According to some embodiments, the device comprises a temperature sense pad, and a circuit board assembly comprising a temperature sense pin, and a temperature sense interconnect connecting the temperature sense pad and the temperature sense pin.

According to some embodiments, a circuit board assembly is provided. The circuit board assembly comprises a first semiconductor package comprising a first semiconductor die, the first semiconductor die comprises a first gate pad, a second gate pad, and a first gate ring connecting the first gate pad to the second gate pad. The circuit board assembly comprises a second semiconductor package comprising a second semiconductor die, the second semiconductor die comprises a third gate pad, a fourth gate pad, and a second gate ring connecting the third gate pad to the fourth gate pad. The circuit board assembly comprises a gate pin, and a gate interconnect connecting the gate pin to the first gate pad and the third gate pad.

According to some embodiments, the gate interconnect comprises a first interconnect connecting the gate pin to the first gate pad, and a second interconnect connecting the gate pin to the third gate pad.

According to some embodiments, the gate interconnect comprises a first interconnect connecting the gate pin to the first gate pad, and a second interconnect connecting the first gate pad to the third gate pad.

According to some embodiments, the first semiconductor die comprises a first source pad, the second semiconductor die comprises a second source pad, and the circuit board assembly comprises a first source pin, and a source interconnect connecting the first source pin to the first source pad and the second source pad.

According to some embodiments, the source interconnect comprises a first interconnect connecting the first source pin to the first source pad, and a second interconnect connecting the first source pin to the second source pad.

According to some embodiments, the source interconnect comprises a first interconnect connecting the first source pin to the first source pad, and a second interconnect connecting the first source pad to the second source pad.

According to some embodiments, the source interconnect comprises a clip connecting the first source pin to the first source pad and connecting the first source pad to the second source pad.

According to some embodiments, the circuit board assembly comprises a second source pin, wherein the source interconnect comprises a clip connecting the first source pin to the first source pad, connecting the first source pad to the second source pad, and connecting the second source pad to the second source pin.

According to some embodiments, the first semiconductor die comprises a first sense pad, the second semiconductor die comprises a second sense pad, and the circuit board assembly comprises a first sense pin, a second sense pin, a first sense interconnect connecting the first sense pin to the first sense pad, and a second sense interconnect connecting the second sense pin to the second sense pad.

According to some embodiments, a method is provided. The method comprises mounting a first semiconductor die in a first semiconductor package, the first semiconductor die comprises a first gate pad, a second gate pad, and a first gate ring connecting the first gate pad to the second gate pad. The method comprises mounting a second semiconductor die in a second semiconductor package, the second semiconductor die comprises a third gate pad, a fourth gate pad, and a second gate ring connecting the third gate pad to the fourth gate pad. The method comprises connecting a gate pin to the first gate pad and the third gate pad.
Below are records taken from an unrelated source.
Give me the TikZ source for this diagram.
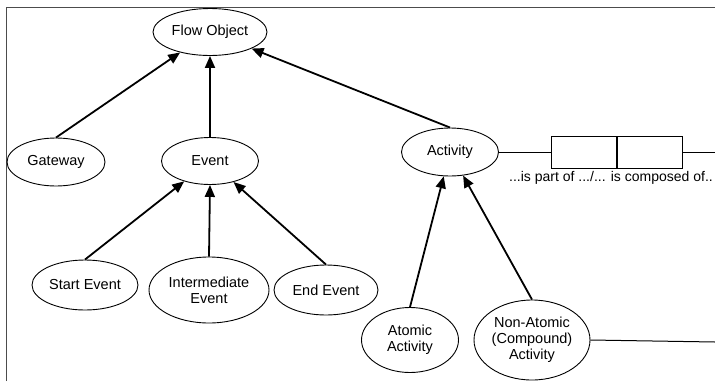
\documentclass[tikz,border=0pt]{standalone}
\usepackage{fontspec}
\setmainfont{Liberation Sans}
\usetikzlibrary{shapes.geometric, arrows.meta}

\tikzset{
    obj/.style={ellipse, draw, line width=0.9pt, inner sep=0pt, align=center, font=\fontsize{14.5}{16}\selectfont},
    isa/.style={line width=1.8pt, -{Triangle[length=12pt, width=10pt]}},
    part/.style={rectangle, draw, line width=0.9pt, minimum width=65pt, minimum height=32pt, inner sep=0pt},
}

\begin{document}
\begin{tikzpicture}[x=1pt, y=-1pt]
    \useasboundingbox (0,0) rectangle (715,381);

    % Frame
    \draw[line width=1pt, black!70] (6,381) -- (6,7) -- (715,7);

    % Main objects (ellipses)
    \node[obj, minimum width=114pt, minimum height=47pt] (fo) at (210,32) {Flow Object};
    \node[obj, minimum width=98pt, minimum height=48pt] (gw) at (56,162) {Gateway};
    \node[obj, minimum width=97pt, minimum height=47pt] (ev) at (210,161) {Event};
    \node[obj, minimum width=97pt, minimum height=48pt] (act) at (450,152) {Activity};
    \node[obj, minimum width=106pt, minimum height=50pt] (se) at (85,285) {Start Event};
    \node[obj, minimum width=120pt, minimum height=66pt] (ie) at (209,290) {Intermediate\\Event};
    \node[obj, minimum width=104pt, minimum height=50pt] (ee) at (326,290) {End Event};
    \node[obj, minimum width=97pt, minimum height=65pt] (aa) at (410,340) {Atomic\\Activity};
    \node[obj, minimum width=116pt, minimum height=80pt] (na) at (532,340) {Non-Atomic\\(Compound)\\Activity};

    % Part-of boxes
    \node[part, anchor=west] (pl) at (551,152) {};
    \node[part, anchor=west] (pr) at (pl.east) {};
    \node[anchor=north west, inner sep=0pt, font=\fontsize{14}{16}\selectfont] (lbl) at (509,171) {...is part of .../... is composed of..};
    \coordinate (actend) at (715,152);
    \coordinate (naend) at (715,342);

    % Generalisation arrows
    \draw[isa] (gw.north) -- (fo);
    \draw[isa] (ev.north) -- (fo.south);
    \draw[isa] (act.north) -- (fo);
    \draw[isa] (se.north) -- (ev);
    \draw[isa] (ie.north) -- (ev.south);
    \draw[isa] (ee.north) -- (ev);
    \draw[isa] (aa.north) -- (act);
    \draw[isa] (na.north) -- (act);

    % Plain lines
    \draw[line width=1pt] (act.east) -- (pl.west);
    \draw[line width=1pt] (pr.east) -- (actend);
    \draw[line width=1pt] (na.east) -- (naend);
\end{tikzpicture}
\end{document}
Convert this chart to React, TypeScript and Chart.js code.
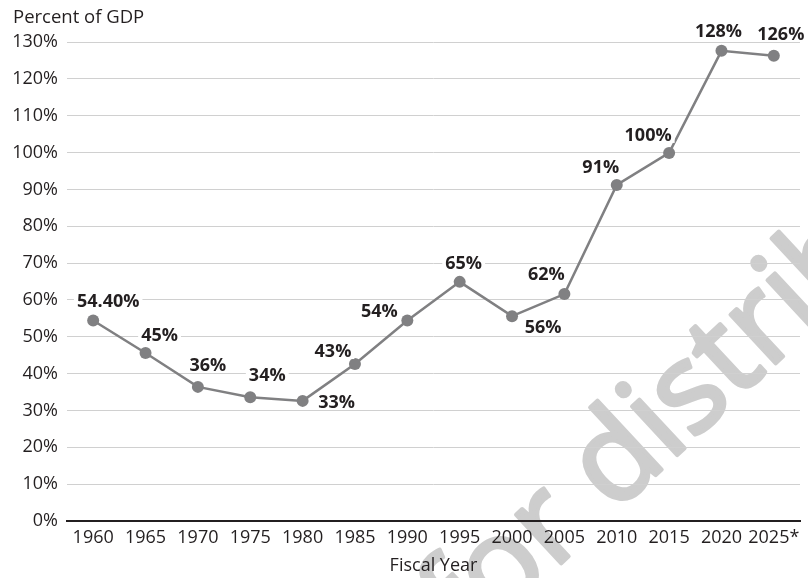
import React, { useEffect, useRef } from "react";
import { Chart, registerables } from "chart.js";

Chart.register(...registerables);

const years = ["1960", "1965", "1970", "1975", "1980", "1985", "1990", "1995", "2000", "2005", "2010", "2015", "2020", "2025*"];
const debtPct = [54.4, 45.6, 36.4, 33.6, 32.6, 42.6, 54.4, 64.9, 55.6, 61.6, 91.2, 99.9, 127.6, 126.3];
const valueLabels = ["54.40%", "45%", "36%", "34%", "33%", "43%", "54%", "65%", "56%", "62%", "91%", "100%", "128%", "126%"];
const yTicks = [0, 10, 20, 30, 40, 50, 60, 70, 80, 90, 100, 110, 120, 130];

// label offset from its point (px), layout only
const labelOffsets: [number, number][] = [
  [15, -20], [14, -18], [10, -22], [17, -22], [34, 1], [-22, -13], [-28, -10],
  [4, -19], [31, 11], [-18, -20], [-16, -18], [-21, -18], [-3, -20], [7, -22],
];

const FONT = '"Open Sans", "DejaVu Sans", sans-serif';

const watermarkPlugin = {
  id: "watermark",
  beforeDraw(chart: any) {
    const ctx = chart.ctx;
    ctx.save();
    ctx.fillStyle = "#ffffff";
    ctx.fillRect(0, 0, chart.width, chart.height);
    const ang = (-43 * Math.PI) / 180;
    ctx.font = `normal 124px ${FONT}`;
    const pre = ctx.measureText("Not for ").width;
    ctx.translate(614, 514);
    ctx.rotate(ang);
    ctx.fillStyle = "#cdcdcd";
    ctx.strokeStyle = "#cdcdcd";
    ctx.lineWidth = 4;
    ctx.lineJoin = "round";
    ctx.textBaseline = "alphabetic";
    ctx.textAlign = "left";
    ctx.fillText("Not for distribution", -pre, 0);
    ctx.strokeText("Not for distribution", -pre, 0);
    ctx.restore();
  },
};

const titlePlugin = {
  id: "yTitle",
  afterDraw(chart: any) {
    const ctx = chart.ctx;
    ctx.save();
    ctx.font = `18.5px ${FONT}`;
    ctx.fillStyle = "#231f20";
    ctx.textBaseline = "alphabetic";
    ctx.textAlign = "left";
    ctx.fillText("Percent of GDP", 13, 23);
    ctx.restore();
  },
};

const labelPlugin = {
  id: "valueLabels",
  afterDatasetsDraw(chart: any) {
    const ctx = chart.ctx;
    const meta = chart.getDatasetMeta(0);
    ctx.save();
    ctx.font = `bold 18px ${FONT}`;
    ctx.textAlign = "center";
    ctx.textBaseline = "middle";
    meta.data.forEach((pt: any, i: number) => {
      const [dx, dy] = labelOffsets[i];
      const x = pt.x + dx;
      const y = pt.y + dy;
      const t = valueLabels[i];
      const w = ctx.measureText(t).width;
      ctx.fillStyle = "#ffffff";
      ctx.fillRect(x - w / 2 - 3, y - 8, w + 6, 16);
      ctx.fillStyle = "#231f20";
      ctx.fillText(t, x, y + 1);
    });
    ctx.restore();
  },
};

export default function App() {
  const ref = useRef<HTMLCanvasElement | null>(null);
  useEffect(() => {
    if (!ref.current) return;
    const chart = new Chart(ref.current, {
      type: "line",
      data: {
        labels: years,
        datasets: [
          {
            data: debtPct,
            borderColor: "#808082",
            backgroundColor: "#808082",
            borderWidth: 2.5,
            pointRadius: 6,
            pointHoverRadius: 6,
            pointBackgroundColor: "#808082",
            pointBorderWidth: 0,
            tension: 0,
            clip: false as any,
          },
        ],
      },
      options: {
        animation: false,
        responsive: true,
        maintainAspectRatio: false,
        layout: { padding: { left: 14, right: 8, top: 42, bottom: 0 } },
        plugins: { legend: { display: false }, tooltip: { enabled: false }, title: { display: false } },
        scales: {
          x: {
            offset: true,
            grid: { display: false, drawTicks: false },
            border: { display: true, color: "#231f20", width: 2 },
            ticks: { color: "#231f20", font: { family: FONT, size: 18 }, padding: 6, maxRotation: 0, autoSkip: false },
            title: { display: true, text: "Fiscal Year", color: "#231f20", font: { family: FONT, size: 18 }, padding: { top: 0, bottom: 1 } },
            afterFit(scale: any) {
              scale.height = 57;
            },
          },
          y: {
            min: 0,
            max: 130,
            afterBuildTicks(scale: any) {
              scale.ticks = yTicks.map((v) => ({ value: v }));
            },
            grid: { color: "#d0d0d0", lineWidth: 1, drawTicks: false },
            border: { display: false },
            ticks: {
              color: "#231f20",
              font: { family: FONT, size: 18 },
              padding: 9,
              callback: (v: any) => `${v}%`,
            },
            afterFit(scale: any) {
              scale.width = 53;
            },
          },
        },
      },
      plugins: [watermarkPlugin, titlePlugin, labelPlugin],
    });
    return () => chart.destroy();
  }, []);
  return (
    <div style={{ position: "absolute", left: 0, top: 0, width: 808, height: 578 }}>
      <canvas ref={ref} />
    </div>
  );
}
It may be appreciated that combinations of one or more embodiments described herein, including combinations of embodiments described with respect to different figures, are contemplated herein.

Although the subject matter has been described in language specific to structural features and/or methodological acts, it is to be understood that the subject matter defined in the appended claims is not necessarily limited to the specific features or acts described above. Rather, the specific features and acts described above are disclosed as example forms of implementing the claims.

Any aspect or design described herein as an "example" is not necessarily to be construed as advantageous over other aspects or designs. Rather, use of the word “example” is intended to present one possible aspect and/or implementation that may pertain to the techniques presented herein. Such examples are not necessary for such techniques or intended to be limiting. Various embodiments of such techniques may include such an example, alone or in combination with other features, and/or may vary and/or omit the illustrated example.

As used in this application, the term "or" is intended to mean an inclusive "or" rather than an exclusive "or". That is, unless specified otherwise, or clear from context, "X employs A or B" is intended to mean any of the natural inclusive permutations. That is, if X employs A; X employs B; or X employs both A and B, then "X employs A or B" is satisfied under any of the foregoing instances. In addition, the articles "a" and "an" as used in this application and the appended claims may generally be construed to mean "one or more" unless specified otherwise or clear from context to be directed to a singular form. Also, unless specified otherwise, “first,” “second,” or the like are not intended to imply a temporal aspect, a spatial aspect, an ordering, etc. Rather, such terms are merely used as identifiers, names, etc. for features, elements, items, etc. For example, a first element and a second element generally correspond to element A and element B or two different or two identical elements or the same element.

Also, although the disclosure has been shown and described with respect to one or more implementations, equivalent alterations and modifications will occur to others skilled in the art based upon a reading and understanding of this specification and the annexed drawings. The disclosure includes all such modifications and alterations and is limited only by the scope of the following claims. In particular regard to the various functions performed by the above described components (e.g., elements, resources, etc.), the terms used to describe such components are intended to correspond, unless otherwise indicated, to any component which performs the specified function of the described component (e.g., that is functionally equivalent), even though not structurally equivalent to the disclosed structure which performs the function in the herein illustrated example implementations of the disclosure. In addition, while a particular feature of the disclosure may have been disclosed with respect to only one of several implementations, such feature may be combined with one or more other features of the other implementations as may be desired and advantageous for any given or particular application. Furthermore, to the extent that the terms "includes", "having", "has", "with", or variants thereof are used in either the detailed description or the claims, such terms are intended to be inclusive in a manner similar to the term "comprising."

While the subject matter has been described with reference to illustrative embodiments, this description is not intended to be construed in a limiting sense. Various modifications and combinations of the illustrative embodiments, as well as other embodiments of the present disclosure, will be apparent to persons skilled in the art upon reference to the description. It is therefore intended that the appended claims encompass any such modifications or embodiments.